Saskatoon StarPhoenix

Sask. praised for low-income tax breaks

- WILL CHABUN wchabun@leaderpost.com

REGINA — A new reading of METRs gives good marks to Saskatchew­an.

In a report released Wednesday, the C.D. Howe Institute says Saskatchew­an’s METRs or marginal effective tax rate — the rate at which it taxes income that’s earned by people in the low- and middle-income ranges — is among the lowest in the country.

Comparativ­ely speaking, that is.

Though this rate approaches 60 per cent in Saskatchew­an and Alberta, the good news is this: at least it’s lower than in other provinces.

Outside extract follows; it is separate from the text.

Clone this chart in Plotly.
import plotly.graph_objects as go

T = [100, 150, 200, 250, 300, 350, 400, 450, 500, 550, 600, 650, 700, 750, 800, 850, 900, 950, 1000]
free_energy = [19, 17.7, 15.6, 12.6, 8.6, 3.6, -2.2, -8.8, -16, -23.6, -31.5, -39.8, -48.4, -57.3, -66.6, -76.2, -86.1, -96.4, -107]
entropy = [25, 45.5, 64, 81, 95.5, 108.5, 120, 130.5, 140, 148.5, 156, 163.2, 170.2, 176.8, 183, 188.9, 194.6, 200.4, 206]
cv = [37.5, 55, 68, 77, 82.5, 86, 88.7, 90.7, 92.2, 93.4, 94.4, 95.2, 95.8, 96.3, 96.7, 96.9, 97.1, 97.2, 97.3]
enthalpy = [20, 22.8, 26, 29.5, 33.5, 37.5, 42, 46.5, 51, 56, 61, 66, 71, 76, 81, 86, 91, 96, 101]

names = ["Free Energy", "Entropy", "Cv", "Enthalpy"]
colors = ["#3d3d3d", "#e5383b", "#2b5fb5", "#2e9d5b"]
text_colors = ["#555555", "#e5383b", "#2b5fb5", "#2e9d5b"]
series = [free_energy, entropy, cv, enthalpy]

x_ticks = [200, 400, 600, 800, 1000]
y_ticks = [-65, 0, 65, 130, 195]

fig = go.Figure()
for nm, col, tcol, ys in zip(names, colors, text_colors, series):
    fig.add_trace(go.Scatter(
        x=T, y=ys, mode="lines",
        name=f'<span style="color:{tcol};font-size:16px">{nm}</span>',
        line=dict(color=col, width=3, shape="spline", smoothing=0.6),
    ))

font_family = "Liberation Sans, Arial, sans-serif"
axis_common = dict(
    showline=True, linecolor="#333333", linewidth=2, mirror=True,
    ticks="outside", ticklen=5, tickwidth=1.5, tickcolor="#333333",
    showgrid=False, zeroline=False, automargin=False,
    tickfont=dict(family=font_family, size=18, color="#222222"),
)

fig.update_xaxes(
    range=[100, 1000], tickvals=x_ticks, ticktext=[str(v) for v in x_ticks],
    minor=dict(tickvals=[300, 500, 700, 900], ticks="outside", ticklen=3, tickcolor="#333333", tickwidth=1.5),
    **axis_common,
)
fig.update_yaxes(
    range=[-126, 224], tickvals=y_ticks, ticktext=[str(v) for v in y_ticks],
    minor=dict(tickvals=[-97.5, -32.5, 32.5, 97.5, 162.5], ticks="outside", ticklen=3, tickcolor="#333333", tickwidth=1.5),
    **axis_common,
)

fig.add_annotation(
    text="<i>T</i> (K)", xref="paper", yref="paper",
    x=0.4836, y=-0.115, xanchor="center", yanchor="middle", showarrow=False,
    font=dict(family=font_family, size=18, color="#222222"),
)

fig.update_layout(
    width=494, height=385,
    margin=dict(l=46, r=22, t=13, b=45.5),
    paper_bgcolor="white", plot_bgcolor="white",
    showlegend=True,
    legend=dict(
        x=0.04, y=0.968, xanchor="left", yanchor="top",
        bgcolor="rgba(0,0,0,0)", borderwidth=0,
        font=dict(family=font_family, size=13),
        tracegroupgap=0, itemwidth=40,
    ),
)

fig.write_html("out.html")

“The western provinces, for working families, they do a better job, Saskatchew­an included, at limiting the incidence of very high METRs for families,” said Alexandre Laurin, who co-authored the report with Finn Poschmann.

Arcane, yes — but this has important implicatio­ns for how government­s help the middle class, and for families in which one member is considerin­g re-entry to the workforce or working at a second job, says the institute.

The report says that making extra income “can be a double-edged sword” because as family income rises, that same family can lose amounts for child tax benefits, refunds on the goods and services tax and various other cash transfers and credits.

The report says the highest MET rate is in Quebec, where it approaches 90 per cent of earned income at some levels, and it’s little better in New Brunswick and Ontario.

“Many taxpayers at the low end of the income scale receive more government benefits than they pay in income tax — their average tax rate is negative,” says the report, which adds, “However, their marginal tax rate, the rate paid on an incrementa­l dollar they earn, may be very high.”

Because so much money goes to government, the report says there’s an alternativ­e for government­s that want to help the middle class, like “universal in-kind programs such as community facilities and services aimed at neighbourh­oods.”

“You do have a tax system where the marginal tax rate is pretty flat, especially in Saskatchew­an,” Laurin said in a phone interview Wednesday.

“It’s pretty stable other than a little spike in the $45,000 to $50,000 range.”